No mesmo mês, o STF entendeu admissível o ajuizamento de ação rescisória para ajustar decisões transitadas em julgado à modulação de efeitos fixada no Tema 69 atinente à incidência do PIS/Cofins sobre o ICMS (Tema 1.338).
O ministro Roberto Barroso ressaltou que a autoridade das decisões do STF deve prevalecer, desde que a adequação seja realizada por meio de rescisória. A solução contraria a segurança jurídica, pois admite a revisão da coisa julgada anterior à fixação do precedente, em contrariedade à Súmula 343/STF, que restringe tal possibilidade em casos de controvérsia interpretativa à época da decisão.
Além disso, o tribunal deixou de fazer a necessária distinção entre o que se decidiu no plano da validade e o que fora decidido apenas no plano da eficácia (modulação de efeitos) no tema 69. Essa distinção era fundamental para demonstrar que a AR, que visa atingir o plano de validade de uma sentença, seria incabível na hipótese, pois, no mérito, a decisão estava de acordo com — e não contrária à — orientação de fundo do STF.
A corte declarou inconstitucional a sujeição dos rendimentos de aposentadoria e pensão pagos a residentes no exterior ao imposto de renda (Tema 1.174). A decisão estabelece o respeito ao princípio da isonomia, tendo em vista que a sistemática destoava do tratamento dado aos rendimentos de residentes, que estavam sujeitos à tabela progressiva do imposto de renda.
O STF também estabeleceu os limites da multa fiscal qualificada por sonegação, fraude ou conluio à luz da vedação constitucional ao efeito confiscatório (Tema 863). O relator, ministro Dias Toffoli, fixou o limite da multa qualificada em 100% do débito tributário, permitindo a aplicação de até 150% apenas em casos de reincidência ou indícios claros de fraude. Foram ressalvadas as ações judiciais, processos administrativos pendentes e fatos geradores anteriores à lei. A solução é importante por estabelecer balizas objetivas às autuações fiscais.
Em novembro, o STF reafirmou sua jurisprudência histórica pela inconstitucionalidade da compensação automática de dívidas tributárias com precatórios (Tema 558).
Em dezembro, retomou-se o julgamento do Tema 1.214, envolvendo a incidência do ITCMD sobre valores de planos VGBL e PGBL. O relator, ministro Dias Toffoli, afastou a tributação, ressaltando que esses planos têm natureza de seguro de vida, excluída da herança, sendo acompanhado, até o momento, pela maioria do Pleno. O entendimento do relator é correto, pois evita a exigência de cobrança sobre valores que não se transmitiriam causa mortis, ante a natureza de seguro dos contratos pactuados.

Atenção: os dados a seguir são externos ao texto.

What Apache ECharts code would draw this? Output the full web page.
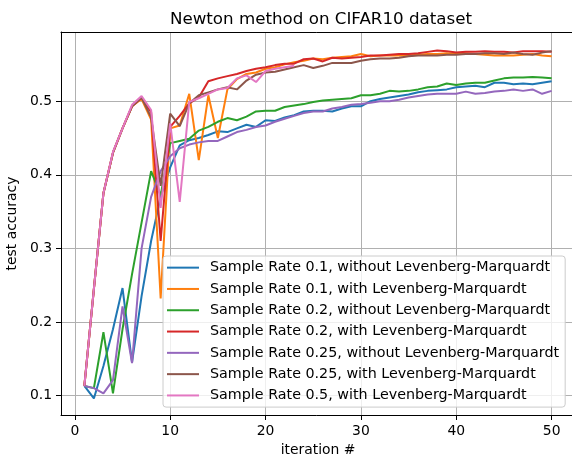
<!DOCTYPE html>
<html>
<head>
<meta charset="utf-8">
<script src="https://cdn.jsdelivr.net/npm/echarts@6/dist/echarts.min.js"></script>
<style>
  html, body { margin: 0; padding: 0; background: #fff; }
  #chart { width: 572px; height: 457px; }
</style>
</head>
<body>
<div id="chart"></div>
<script>
// iterations 1..50
const iterations = [
  1, 2, 3, 4, 5, 6, 7, 8, 9, 10, 11, 12, 13, 14, 15, 16, 17, 18, 19, 20,
  21, 22, 23, 24, 25, 26, 27, 28, 29, 30, 31, 32, 33, 34, 35, 36, 37, 38, 39, 40,
  41, 42, 43, 44, 45, 46, 47, 48, 49, 50
]
const xTicks = [0, 10, 20, 30, 40, 50]
const yTicks = [0.1, 0.2, 0.3, 0.4, 0.5]

const names = [
  'Sample Rate 0.1, without Levenberg-Marquardt',
  'Sample Rate 0.1, with Levenberg-Marquardt',
  'Sample Rate 0.2, without Levenberg-Marquardt',
  'Sample Rate 0.2, with Levenberg-Marquardt',
  'Sample Rate 0.25, without Levenberg-Marquardt',
  'Sample Rate 0.25, with Levenberg-Marquardt',
  'Sample Rate 0.5, with Levenberg-Marquardt'
]

const rate01 = [
  0.113, 0.096, 0.14, 0.19, 0.246, 0.145, 0.235, 0.31, 0.37, 0.41,
  0.44, 0.447, 0.45, 0.454, 0.459, 0.458, 0.463, 0.468, 0.465, 0.474,
  0.473, 0.478, 0.481, 0.486, 0.487, 0.487, 0.486, 0.49, 0.493, 0.493,
  0.5, 0.503, 0.505, 0.507, 0.509, 0.512, 0.514, 0.515, 0.516, 0.519,
  0.52, 0.521, 0.519, 0.525, 0.525, 0.523, 0.524, 0.523, 0.525, 0.527
]
const rate01LM = [
  0.113, 0.245, 0.375, 0.43, 0.463, 0.493, 0.503, 0.475, 0.232, 0.463,
  0.467, 0.51, 0.42, 0.508, 0.45, 0.516, 0.53, 0.537, 0.539, 0.544,
  0.546, 0.55, 0.553, 0.555, 0.558, 0.557, 0.559, 0.56, 0.561, 0.564,
  0.561, 0.562, 0.562, 0.562, 0.562, 0.563, 0.564, 0.564, 0.565, 0.565,
  0.565, 0.564, 0.563, 0.562, 0.562, 0.562, 0.563, 0.564, 0.562, 0.561
]
const rate02 = [
  0.113, 0.11, 0.186, 0.103, 0.19, 0.265, 0.335, 0.405, 0.372, 0.443,
  0.446, 0.449, 0.46, 0.465, 0.472, 0.477, 0.474, 0.479, 0.486, 0.487,
  0.487, 0.492, 0.494, 0.496, 0.499, 0.501, 0.502, 0.503, 0.504, 0.508,
  0.508, 0.51, 0.514, 0.513, 0.514, 0.516, 0.519, 0.52, 0.524, 0.522,
  0.524, 0.525, 0.525, 0.528, 0.531, 0.532, 0.532, 0.533, 0.532, 0.531
]
const rate02LM = [
  0.113, 0.245, 0.375, 0.43, 0.463, 0.493, 0.505, 0.485, 0.31, 0.465,
  0.48, 0.497, 0.505, 0.527, 0.531, 0.534, 0.537, 0.541, 0.544, 0.546,
  0.549, 0.551, 0.551, 0.557, 0.558, 0.554, 0.559, 0.558, 0.559, 0.56,
  0.562, 0.562, 0.563, 0.564, 0.564, 0.565, 0.567, 0.569, 0.568, 0.566,
  0.567, 0.567, 0.568, 0.567, 0.567, 0.566, 0.568, 0.568, 0.568, 0.567
]
const rate025 = [
  0.113, 0.11, 0.103, 0.121, 0.221, 0.144, 0.3, 0.37, 0.405, 0.425,
  0.436, 0.441, 0.444, 0.446, 0.446, 0.452, 0.458, 0.461, 0.465, 0.467,
  0.472, 0.476, 0.48, 0.484, 0.486, 0.486, 0.49, 0.492, 0.495, 0.496,
  0.498, 0.5, 0.5, 0.502, 0.505, 0.507, 0.509, 0.51, 0.51, 0.51,
  0.513, 0.51, 0.511, 0.513, 0.514, 0.516, 0.514, 0.516, 0.51, 0.514
]
const rate025LM = [
  0.113, 0.245, 0.375, 0.43, 0.463, 0.493, 0.505, 0.478, 0.385, 0.483,
  0.466, 0.497, 0.508, 0.512, 0.516, 0.519, 0.516, 0.528, 0.536, 0.539,
  0.54, 0.543, 0.546, 0.549, 0.545, 0.548, 0.552, 0.552, 0.552, 0.555,
  0.557, 0.558, 0.558, 0.559, 0.561, 0.562, 0.562, 0.562, 0.563, 0.563,
  0.564, 0.564, 0.565, 0.565, 0.564, 0.566, 0.564, 0.563, 0.566, 0.568
]
const rate05LM = [
  0.113, 0.245, 0.375, 0.431, 0.463, 0.495, 0.507, 0.488, 0.355, 0.47,
  0.363, 0.499, 0.504, 0.51, 0.516, 0.518, 0.531, 0.535, 0.526, 0.541,
  0.544, 0.546, 0.548
]

const colors = ['#1f77b4', '#ff7f0e', '#2ca02c', '#d62728', '#9467bd', '#8c564b', '#e377c2']
const allData = [rate01, rate01LM, rate02, rate02LM, rate025, rate025LM, rate05LM]

const font = 'DejaVu Sans'

const chart = echarts.init(document.getElementById('chart'), null, { renderer: 'canvas' })

const series = allData.map((arr, i) => {
  return {
    name: names[i],
    type: 'line',
    data: arr.map((v, j) => [iterations[j], v]),
    showSymbol: false,
    symbol: 'none',
    lineStyle: { color: colors[i], width: 2 },
    itemStyle: { color: colors[i] },
    z: 2 + i * 0.01
  }
})

const op = {
  animation: false,
  backgroundColor: '#fff',
  title: {
    text: 'Newton method on CIFAR10 dataset',
    left: 316,
    textAlign: 'center',
    top: 6,
    textStyle: {
      fontFamily: font,
      fontSize: 16.7,
      fontWeight: 'normal',
      color: '#000'
    }
  },
  grid: {
    left: 61,
    right: -3,
    top: 32,
    bottom: 42,
    containLabel: false,
    outerBoundsMode: 'none'
  },
  legend: {
    orient: 'vertical',
    left: 163,
    top: 256,
    data: names,
    icon: 'rect',
    itemWidth: 32,
    itemHeight: 2,
    itemGap: 0,
    padding: [1, 6, 1, 4],
    backgroundColor: 'rgba(255,255,255,0.8)',
    borderColor: '#cccccc',
    borderWidth: 1,
    borderRadius: 3,
    selectedMode: false,
    textStyle: {
      fontFamily: font,
      fontSize: 14.3,
      color: '#000',
      lineHeight: 21.3,
      padding: [0, 0, 0, 6]
    }
  },
  xAxis: [
    {
      type: 'value',
      min: -1.45,
      max: 52.45,
      name: 'iteration #',
      nameLocation: 'middle',
      nameGap: 24,
      nameTextStyle: { fontFamily: font, fontSize: 13.9, color: '#000' },
      axisLine: { show: true, onZero: false, lineStyle: { color: '#000', width: 1 } },
      axisTick: { show: true, length: 5, customValues: xTicks, lineStyle: { color: '#000' } },
      axisLabel: {
        customValues: xTicks,
        margin: 9,
        fontFamily: font,
        fontSize: 13.9,
        color: '#000'
      },
      splitLine: { show: true, lineStyle: { color: '#b0b0b0', width: 1 } }
    },
    {
      // top spine only
      type: 'value',
      position: 'top',
      min: -1.45,
      max: 52.45,
      axisLine: { show: true, onZero: false, lineStyle: { color: '#000', width: 1 } },
      axisTick: { show: false },
      axisLabel: { show: false },
      splitLine: { show: false }
    }
  ],
  yAxis: {
    type: 'value',
    min: 0.0735,
    max: 0.594,
    name: 'test accuracy',
    nameLocation: 'middle',
    nameGap: 31,
    nameTextStyle: { fontFamily: font, fontSize: 13.9, color: '#000' },
    axisLine: { show: true, onZero: false, lineStyle: { color: '#000', width: 1 } },
    axisTick: { show: true, length: 5, customValues: yTicks, lineStyle: { color: '#000' } },
    axisLabel: {
      customValues: yTicks,
      margin: 9,
      fontFamily: font,
      fontSize: 13.9,
      color: '#000',
      formatter: v => v.toFixed(1)
    },
    splitLine: { show: true, lineStyle: { color: '#b0b0b0', width: 1 } }
  },
  series: series
}

chart.setOption(op)
</script>
</body>
</html>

Prosseguiu-se, ainda, na discussão acerca da incidência do PIS/Cofins sobre receitas financeiras de entidades fechadas de previdência complementar em período anterior à EC nº 20/98 (Tema 1280). O relator, ministro Dias Toffoli, defendeu a não incidência das contribuições, porém ficou vencido pela divergência inaugurada pelo ministro Gilmar Mendes, para quem os rendimentos de aplicações financeiras estão vinculados às atividades precípuas das EFPCs, a atrair a incidência de PIS e Cofins.
A posição contraria o conceito de faturamento adotado para o período anterior à EC 20/98, considerado o decorrente de vendas ou prestação de serviços, e desconsidera a particularidade dessas receitas atípicas enquanto necessárias à execução dos planos previdenciários.
As decisões de 2024 levantam reflexões sobre segurança jurídica, em especial nos casos que envolvem modulação de efeitos.